╭──

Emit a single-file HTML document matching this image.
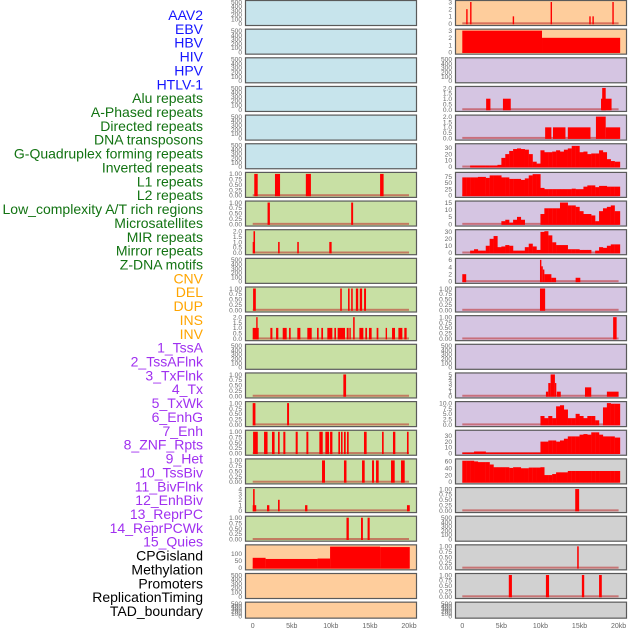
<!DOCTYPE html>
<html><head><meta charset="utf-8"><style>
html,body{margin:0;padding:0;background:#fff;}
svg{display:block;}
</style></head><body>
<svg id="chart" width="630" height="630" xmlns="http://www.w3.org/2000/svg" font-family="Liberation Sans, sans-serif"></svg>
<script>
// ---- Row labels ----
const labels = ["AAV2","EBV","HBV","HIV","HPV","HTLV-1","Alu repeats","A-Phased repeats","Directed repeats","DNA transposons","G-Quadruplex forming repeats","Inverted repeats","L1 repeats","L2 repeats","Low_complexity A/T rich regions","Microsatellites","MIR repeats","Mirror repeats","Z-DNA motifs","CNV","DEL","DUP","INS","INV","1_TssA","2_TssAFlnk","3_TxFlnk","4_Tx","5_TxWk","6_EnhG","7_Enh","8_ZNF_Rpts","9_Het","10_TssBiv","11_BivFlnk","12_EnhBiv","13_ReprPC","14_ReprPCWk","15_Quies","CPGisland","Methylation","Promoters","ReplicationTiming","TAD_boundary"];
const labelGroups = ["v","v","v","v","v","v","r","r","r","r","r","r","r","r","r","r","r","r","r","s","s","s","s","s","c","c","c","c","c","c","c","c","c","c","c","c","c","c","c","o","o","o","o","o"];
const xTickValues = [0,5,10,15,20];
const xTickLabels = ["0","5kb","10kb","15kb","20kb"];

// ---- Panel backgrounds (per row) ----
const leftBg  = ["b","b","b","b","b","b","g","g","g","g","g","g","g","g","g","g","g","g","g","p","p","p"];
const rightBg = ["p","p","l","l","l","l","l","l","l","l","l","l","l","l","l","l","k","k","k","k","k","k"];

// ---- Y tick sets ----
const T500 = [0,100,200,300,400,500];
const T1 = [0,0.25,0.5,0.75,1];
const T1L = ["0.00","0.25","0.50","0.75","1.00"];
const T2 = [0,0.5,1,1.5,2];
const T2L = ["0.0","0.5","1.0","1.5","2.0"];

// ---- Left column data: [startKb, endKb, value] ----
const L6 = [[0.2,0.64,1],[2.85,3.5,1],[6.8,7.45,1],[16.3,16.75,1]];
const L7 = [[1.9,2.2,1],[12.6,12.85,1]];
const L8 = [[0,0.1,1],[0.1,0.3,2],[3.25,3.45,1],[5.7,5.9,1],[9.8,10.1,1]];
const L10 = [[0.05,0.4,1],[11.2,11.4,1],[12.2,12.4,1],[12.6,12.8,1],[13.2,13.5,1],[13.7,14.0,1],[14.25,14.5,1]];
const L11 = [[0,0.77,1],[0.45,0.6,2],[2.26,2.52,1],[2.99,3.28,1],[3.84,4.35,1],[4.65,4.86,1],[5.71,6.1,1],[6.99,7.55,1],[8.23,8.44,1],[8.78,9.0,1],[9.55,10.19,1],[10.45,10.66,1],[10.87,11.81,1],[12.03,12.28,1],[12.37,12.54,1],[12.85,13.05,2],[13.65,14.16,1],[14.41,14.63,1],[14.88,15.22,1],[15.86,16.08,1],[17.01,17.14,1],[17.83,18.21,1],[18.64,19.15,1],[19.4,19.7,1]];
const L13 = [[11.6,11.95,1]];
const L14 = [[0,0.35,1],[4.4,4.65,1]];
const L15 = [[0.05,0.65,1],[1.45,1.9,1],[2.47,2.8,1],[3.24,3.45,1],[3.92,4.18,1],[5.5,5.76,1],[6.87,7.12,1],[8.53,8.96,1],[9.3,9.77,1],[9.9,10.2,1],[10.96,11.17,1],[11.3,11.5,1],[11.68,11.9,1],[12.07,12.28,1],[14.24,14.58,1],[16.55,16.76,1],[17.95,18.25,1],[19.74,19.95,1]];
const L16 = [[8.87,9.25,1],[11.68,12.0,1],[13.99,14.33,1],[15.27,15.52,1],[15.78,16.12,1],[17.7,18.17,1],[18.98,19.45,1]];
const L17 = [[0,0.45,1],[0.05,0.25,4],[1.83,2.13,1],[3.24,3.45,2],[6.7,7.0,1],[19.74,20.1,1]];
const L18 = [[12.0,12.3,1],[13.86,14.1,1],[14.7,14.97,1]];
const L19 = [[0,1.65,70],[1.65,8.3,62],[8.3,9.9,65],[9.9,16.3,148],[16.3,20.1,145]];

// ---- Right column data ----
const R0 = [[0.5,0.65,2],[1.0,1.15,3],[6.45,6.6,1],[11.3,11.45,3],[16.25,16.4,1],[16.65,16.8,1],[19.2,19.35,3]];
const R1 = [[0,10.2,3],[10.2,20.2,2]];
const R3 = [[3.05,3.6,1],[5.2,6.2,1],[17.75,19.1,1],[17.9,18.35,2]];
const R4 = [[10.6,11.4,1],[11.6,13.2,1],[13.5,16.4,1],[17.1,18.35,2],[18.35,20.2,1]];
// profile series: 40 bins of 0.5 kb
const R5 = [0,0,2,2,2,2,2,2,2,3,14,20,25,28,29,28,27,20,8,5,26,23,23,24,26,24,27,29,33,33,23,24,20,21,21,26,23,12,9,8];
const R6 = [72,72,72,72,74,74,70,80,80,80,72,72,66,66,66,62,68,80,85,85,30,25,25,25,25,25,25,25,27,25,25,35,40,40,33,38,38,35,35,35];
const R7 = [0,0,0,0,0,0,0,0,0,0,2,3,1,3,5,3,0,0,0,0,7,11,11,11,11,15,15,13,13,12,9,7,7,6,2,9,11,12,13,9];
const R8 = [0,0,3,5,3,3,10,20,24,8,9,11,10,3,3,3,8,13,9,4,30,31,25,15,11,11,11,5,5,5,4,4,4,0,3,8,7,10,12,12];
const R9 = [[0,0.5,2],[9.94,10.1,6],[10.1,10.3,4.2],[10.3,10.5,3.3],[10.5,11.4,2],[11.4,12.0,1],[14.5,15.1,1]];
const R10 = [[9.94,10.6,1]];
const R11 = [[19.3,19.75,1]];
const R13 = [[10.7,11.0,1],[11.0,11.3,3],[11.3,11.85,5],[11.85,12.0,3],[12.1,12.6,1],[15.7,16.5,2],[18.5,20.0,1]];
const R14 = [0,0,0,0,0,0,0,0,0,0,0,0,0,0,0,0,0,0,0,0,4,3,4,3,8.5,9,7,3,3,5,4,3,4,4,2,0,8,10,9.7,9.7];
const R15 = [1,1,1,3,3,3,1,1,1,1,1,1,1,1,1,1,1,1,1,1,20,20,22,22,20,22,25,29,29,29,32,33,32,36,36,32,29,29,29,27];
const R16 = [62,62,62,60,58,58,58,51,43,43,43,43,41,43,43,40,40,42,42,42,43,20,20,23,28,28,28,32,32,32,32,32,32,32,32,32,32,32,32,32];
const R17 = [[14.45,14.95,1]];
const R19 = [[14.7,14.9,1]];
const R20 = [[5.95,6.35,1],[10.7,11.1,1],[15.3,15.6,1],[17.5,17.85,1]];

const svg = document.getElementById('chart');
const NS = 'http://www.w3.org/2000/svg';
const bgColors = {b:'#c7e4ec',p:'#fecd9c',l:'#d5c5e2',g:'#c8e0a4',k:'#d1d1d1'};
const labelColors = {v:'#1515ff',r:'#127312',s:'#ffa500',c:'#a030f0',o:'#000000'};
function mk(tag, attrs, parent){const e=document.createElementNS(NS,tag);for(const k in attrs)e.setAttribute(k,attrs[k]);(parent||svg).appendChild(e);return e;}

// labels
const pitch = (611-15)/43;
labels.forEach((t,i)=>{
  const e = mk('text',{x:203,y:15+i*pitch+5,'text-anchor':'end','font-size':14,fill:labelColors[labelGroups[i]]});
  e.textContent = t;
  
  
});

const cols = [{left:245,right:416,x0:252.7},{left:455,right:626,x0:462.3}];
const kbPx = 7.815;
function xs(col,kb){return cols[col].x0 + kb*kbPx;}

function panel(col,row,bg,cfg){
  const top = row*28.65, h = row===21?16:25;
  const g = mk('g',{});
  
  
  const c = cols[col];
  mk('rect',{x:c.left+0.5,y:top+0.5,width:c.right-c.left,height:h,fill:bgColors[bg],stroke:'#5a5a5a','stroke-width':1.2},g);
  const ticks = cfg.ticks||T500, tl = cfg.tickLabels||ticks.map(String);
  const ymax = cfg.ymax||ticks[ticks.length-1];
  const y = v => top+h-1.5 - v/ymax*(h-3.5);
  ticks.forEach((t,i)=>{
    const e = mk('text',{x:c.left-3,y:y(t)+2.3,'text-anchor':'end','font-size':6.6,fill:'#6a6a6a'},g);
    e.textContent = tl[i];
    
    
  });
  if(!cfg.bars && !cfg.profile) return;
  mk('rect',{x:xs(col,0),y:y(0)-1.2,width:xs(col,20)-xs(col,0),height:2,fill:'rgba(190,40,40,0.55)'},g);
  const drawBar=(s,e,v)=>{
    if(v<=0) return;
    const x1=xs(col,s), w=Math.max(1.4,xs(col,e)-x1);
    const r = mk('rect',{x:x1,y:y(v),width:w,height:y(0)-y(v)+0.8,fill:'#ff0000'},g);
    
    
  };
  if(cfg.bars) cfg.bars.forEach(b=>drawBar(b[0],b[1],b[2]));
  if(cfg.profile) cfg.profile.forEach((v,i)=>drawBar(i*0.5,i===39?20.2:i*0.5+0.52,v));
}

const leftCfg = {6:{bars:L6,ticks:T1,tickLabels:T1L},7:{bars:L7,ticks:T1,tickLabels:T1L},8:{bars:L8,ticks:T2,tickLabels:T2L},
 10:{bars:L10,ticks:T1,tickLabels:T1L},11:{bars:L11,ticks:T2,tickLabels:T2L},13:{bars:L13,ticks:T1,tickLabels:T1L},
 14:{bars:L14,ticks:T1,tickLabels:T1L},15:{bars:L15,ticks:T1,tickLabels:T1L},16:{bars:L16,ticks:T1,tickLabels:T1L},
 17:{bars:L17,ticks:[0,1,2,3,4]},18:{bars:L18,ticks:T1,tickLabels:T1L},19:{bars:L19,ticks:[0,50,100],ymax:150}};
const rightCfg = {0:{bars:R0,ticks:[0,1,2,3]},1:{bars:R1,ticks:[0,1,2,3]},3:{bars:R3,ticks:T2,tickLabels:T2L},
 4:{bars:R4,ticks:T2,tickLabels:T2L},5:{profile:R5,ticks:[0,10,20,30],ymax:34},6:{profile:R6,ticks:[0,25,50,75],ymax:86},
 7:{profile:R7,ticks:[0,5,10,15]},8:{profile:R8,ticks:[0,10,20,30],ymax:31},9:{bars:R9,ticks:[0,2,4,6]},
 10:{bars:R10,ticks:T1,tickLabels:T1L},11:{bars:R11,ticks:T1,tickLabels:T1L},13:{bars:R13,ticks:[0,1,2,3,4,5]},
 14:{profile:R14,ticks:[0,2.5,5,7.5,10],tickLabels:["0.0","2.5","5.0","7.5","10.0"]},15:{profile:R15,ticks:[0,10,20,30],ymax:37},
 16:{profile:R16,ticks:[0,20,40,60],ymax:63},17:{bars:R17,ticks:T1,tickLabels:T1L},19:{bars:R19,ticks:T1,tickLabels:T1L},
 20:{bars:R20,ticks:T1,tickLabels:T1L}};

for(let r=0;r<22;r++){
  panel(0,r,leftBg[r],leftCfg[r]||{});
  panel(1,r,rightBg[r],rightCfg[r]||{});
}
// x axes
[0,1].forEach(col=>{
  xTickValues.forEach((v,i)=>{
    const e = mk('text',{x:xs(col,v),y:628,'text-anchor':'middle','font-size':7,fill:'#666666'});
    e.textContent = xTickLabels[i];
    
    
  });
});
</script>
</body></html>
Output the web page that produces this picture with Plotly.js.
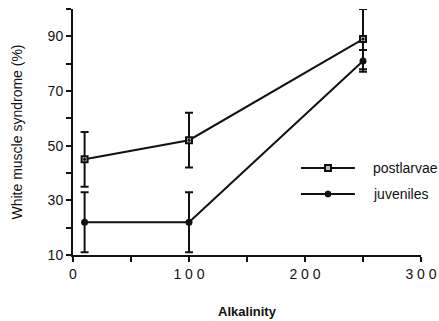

╰──

* Brief *
Search the data for "document". Copy every matching line.

* Finished answer *
Emit a single-file HTML document matching this image.
const svg = document.getElementById('chart');
function mk(tag, attrs, parent){const e=document.createElementNS(NS,tag);for(const k in attrs)e.setAttribute(k,attrs[k]);(parent||svg).appendChild(e);return e;}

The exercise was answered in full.